LESUNG ALS SCHAUSPIEL
Die Abende sollen nicht anstrengen und überfordern, aber eine gewisse „Masse“ an Text wird notwendig sein, um die Idee wirksam und spannend zu machen. Der Raum ist klar konturiert und allseits gut bespielbar. Oliver Toktasch wird mit relativ einfachen dramaturgischen Mitteln eine praktisch-ästhetische Beziehung zwischen Literatur und Theater herstellen. So können die lesenden Schauspieler:innen besonders positioniert und beleuchtet werden, die Bühnengestaltung lässt sich variieren, der (sparsame) Einsatz von Video, Film und Tanz ist möglich.

Ich habe das gute Gefühl, dass wir hier eine ganz besondere Stimmung erzielen können, in der das Wesentliche von #LITERATUR und das Wirksame der Dramaturgie tatsächlich zu #AKTION werden. Und da wir im #WEDDING sind, lässt sich diese kreative Grundstimmung an ein Publikum vermitteln, das in dieser Hinsicht nicht unbedingt verwöhnt, aber erwartungsvoll und neugierig ist.

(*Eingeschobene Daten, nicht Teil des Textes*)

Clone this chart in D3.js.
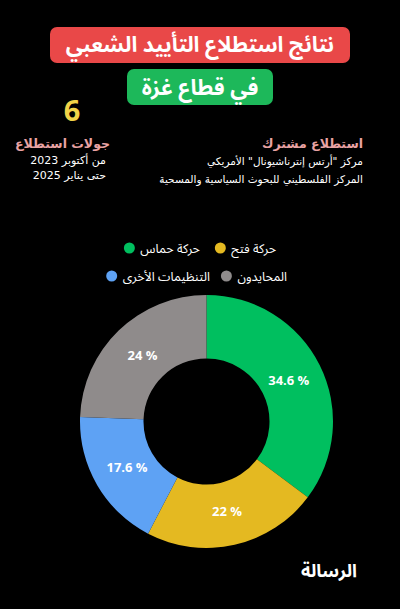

Interkulturell-Aktiv e.V. ist interessiert an einer weiteren Öffnung hin zu einem gemischten Publikum, das Theater und Show auch gut mit Literatur und Genremix zu verbinden weiß.
Ich selbst – als Kurator der Reihe - sehe im Wedding mit dem Prinzip der Lektüren im Kontext eine gute Chance, die vielfachen Hemmschwellen zur Literatur abzubauen, zumal sich die kieztypische Mischung auch mehr und mehr durch jüngere Bewohner mit Kulturinteressen anreichert. „Der Wedding kommt“, ein Spruch der oft belächelt wird und so kommentiert: „Der Wedding kommt schon lang“. Aber es kommt darauf an, wer was wie macht. Auch in direkter Nachbarschaft - im Ballhaus Wedding, kommt seit 2021 mit den Kiezpoeten die Literatur ins Spiel, ebenfalls die Reihe „nochnichtmehrdazwischen“ lässt hoffen.

PROGRAMMINHALTE
4 Veranstaltungen ab März 2023 meist am letzten Sonntag des Monats von 17 Uhr – 19 Uhr. Sprache: Deutsch, die besprochenen und zitierten Werke in Teil 1 können zusätzlich in Originalsprache rezitiert werden. Das Programm ist ausgerichtet auf Literatur mit gesellschaftlichem Anliegen. Ein besonderes Gewicht liegt auf der Erfahrung des Minoritär-Seins, der sozialen Exklusion und der kreativen Strategien zur Selbstermächtigung.
Die Lektüren im Kontext werde ich gemeinsam mit den jeweils eingeladenen Autor:innen entwickeln. Es wird um für sie selbst wichtige Belletristik gehen, aber auch um politische Literatur und andere Künste.
Wenn die Schreibenden selbst gar nicht mehr der Sprache ihrer Eltern mächtig sind, durchkreuzen tragische Momente der Entfremdung ihre eigene Autorschaft. Oder ist das gar nicht so tragisch? Vielleicht sogar komisch und witzig? Das wird in den Diskussionen zu ermitteln sein.